Exercise requirements: Retype each line of the material exactly, please, skipping any picture in it.

Collected data:
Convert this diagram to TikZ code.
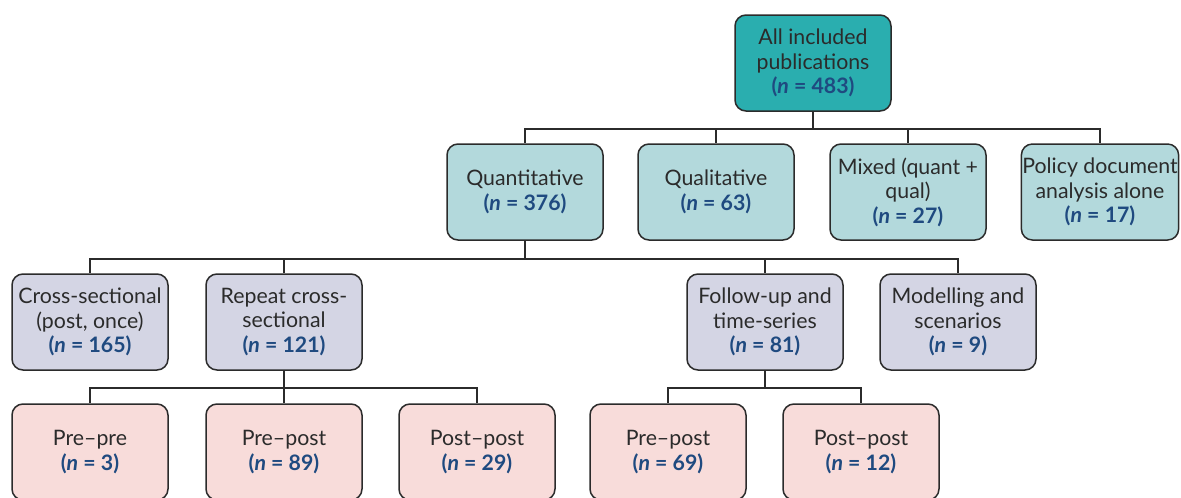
\documentclass[tikz,border=0pt]{standalone}
\usepackage{fontspec}
\setmainfont{Lato}
\definecolor{topfill}{HTML}{2AAEAF}
\definecolor{secfill}{HTML}{B3D9DC}
\definecolor{thirdfill}{HTML}{D4D5E4}
\definecolor{fourthfill}{HTML}{F8DCDA}
\definecolor{nblue}{HTML}{1F4A80}
\definecolor{ink}{HTML}{2B2B2B}
\newcommand{\ncount}[1]{{\bfseries\color{nblue}(\textit{n} = #1)}}
\tikzset{
  box/.style={draw=ink, line width=1.5pt, rounded corners=11pt,
    minimum width=156pt, minimum height=96pt, align=center,
    text=ink, font=\fontsize{21.3}{24.5}\selectfont, inner sep=1pt},
  lvlone/.style={box, fill=topfill},
  lvltwo/.style={box, fill=secfill},
  lvlthree/.style={box, fill=thirdfill},
  lvlfour/.style={box, fill=fourthfill},
  link/.style={draw=ink, line width=1.5pt}
}
\begin{document}
\begin{tikzpicture}[x=1pt,y=-1pt]
\useasboundingbox (0,0) rectangle (1181,498);
\clip (0,0) rectangle (1181,498);

% top level
\node[lvlone] (all) at (813,63) {All included\\publications\\\ncount{483}};

% study types
\node[lvltwo] (quant) at (525,192) {Quantitative\\\ncount{376}};
\node[lvltwo] (qual) at (716,192) {Qualitative\\\ncount{63}};
\node[lvltwo] (mixed) at (908,192) {Mixed (quant +\\qual)\\\ncount{27}};
\node[lvltwo] (policy) at (1100,192) {Policy document\\analysis alone\\\ncount{17}};

% quantitative designs
\node[lvlthree] (cross) at (90,322) {Cross-sectional\\(post, once)\\\ncount{165}};
\node[lvlthree] (repeat) at (284,322) {Repeat cross-\\sectional\\\ncount{121}};
\node[lvlthree] (follow) at (765,322) {Follow-up and\\time-series\\\ncount{81}};
\node[lvlthree] (model) at (958,322) {Modelling and\\scenarios\\\ncount{9}};

% repeat cross-sectional comparisons
\node[lvlfour] (rprepre) at (90,452) {Pre--pre\\\ncount{3}};
\node[lvlfour] (rprepost) at (284,452) {Pre--post\\\ncount{89}};
\node[lvlfour] (rpostpost) at (477,452) {Post--post\\\ncount{29}};

% follow-up comparisons
\node[lvlfour] (fprepost) at (668,452) {Pre--post\\\ncount{69}};
\node[lvlfour] (fpostpost) at (861,452) {Post--post\\\ncount{12}};

% elbow connectors
\foreach \c in {quant,qual,mixed,policy}
  \draw[link] (all.south) -- ++(0,17) -| (\c.north);
\foreach \c in {cross,repeat,follow,model}
  \draw[link] (quant.south) -- ++(0,18) -| (\c.north);
\foreach \c in {rprepre,rprepost,rpostpost}
  \draw[link] (repeat.south) -- ++(0,17) -| (\c.north);
\foreach \c in {fprepost,fpostpost}
  \draw[link] (follow.south) -- ++(0,17) -| (\c.north);
\end{tikzpicture}
\end{document}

Completed exercise:
Convert this diagram to TikZ code.
\documentclass[tikz,border=0pt]{standalone}
\usepackage{fontspec}
\setmainfont{Lato}
\definecolor{topfill}{HTML}{2AAEAF}
\definecolor{secfill}{HTML}{B3D9DC}
\definecolor{thirdfill}{HTML}{D4D5E4}
\definecolor{fourthfill}{HTML}{F8DCDA}
\definecolor{nblue}{HTML}{1F4A80}
\definecolor{ink}{HTML}{2B2B2B}
\newcommand{\ncount}[1]{{\bfseries\color{nblue}(\textit{n} = #1)}}
\tikzset{
  box/.style={draw=ink, line width=1.5pt, rounded corners=11pt,
    minimum width=156pt, minimum height=96pt, align=center,
    text=ink, font=\fontsize{21.3}{24.5}\selectfont, inner sep=1pt},
  lvlone/.style={box, fill=topfill},
  lvltwo/.style={box, fill=secfill},
  lvlthree/.style={box, fill=thirdfill},
  lvlfour/.style={box, fill=fourthfill},
  link/.style={draw=ink, line width=1.5pt}
}
\begin{document}
\begin{tikzpicture}[x=1pt,y=-1pt]
\useasboundingbox (0,0) rectangle (1181,498);
\clip (0,0) rectangle (1181,498);

% top level
\node[lvlone] (all) at (813,63) {All included\\publications\\\ncount{483}};

% study types
\node[lvltwo] (quant) at (525,192) {Quantitative\\\ncount{376}};
\node[lvltwo] (qual) at (716,192) {Qualitative\\\ncount{63}};
\node[lvltwo] (mixed) at (908,192) {Mixed (quant +\\qual)\\\ncount{27}};
\node[lvltwo] (policy) at (1100,192) {Policy document\\analysis alone\\\ncount{17}};

% quantitative designs
\node[lvlthree] (cross) at (90,322) {Cross-sectional\\(post, once)\\\ncount{165}};
\node[lvlthree] (repeat) at (284,322) {Repeat cross-\\sectional\\\ncount{121}};
\node[lvlthree] (follow) at (765,322) {Follow-up and\\time-series\\\ncount{81}};
\node[lvlthree] (model) at (958,322) {Modelling and\\scenarios\\\ncount{9}};

% repeat cross-sectional comparisons
\node[lvlfour] (rprepre) at (90,452) {Pre--pre\\\ncount{3}};
\node[lvlfour] (rprepost) at (284,452) {Pre--post\\\ncount{89}};
\node[lvlfour] (rpostpost) at (477,452) {Post--post\\\ncount{29}};

% follow-up comparisons
\node[lvlfour] (fprepost) at (668,452) {Pre--post\\\ncount{69}};
\node[lvlfour] (fpostpost) at (861,452) {Post--post\\\ncount{12}};

% elbow connectors
\foreach \c in {quant,qual,mixed,policy}
  \draw[link] (all.south) -- ++(0,17) -| (\c.north);
\foreach \c in {cross,repeat,follow,model}
  \draw[link] (quant.south) -- ++(0,18) -| (\c.north);
\foreach \c in {rprepre,rprepost,rpostpost}
  \draw[link] (repeat.south) -- ++(0,17) -| (\c.north);
\foreach \c in {fprepost,fpostpost}
  \draw[link] (follow.south) -- ++(0,17) -| (\c.north);
\end{tikzpicture}
\end{document}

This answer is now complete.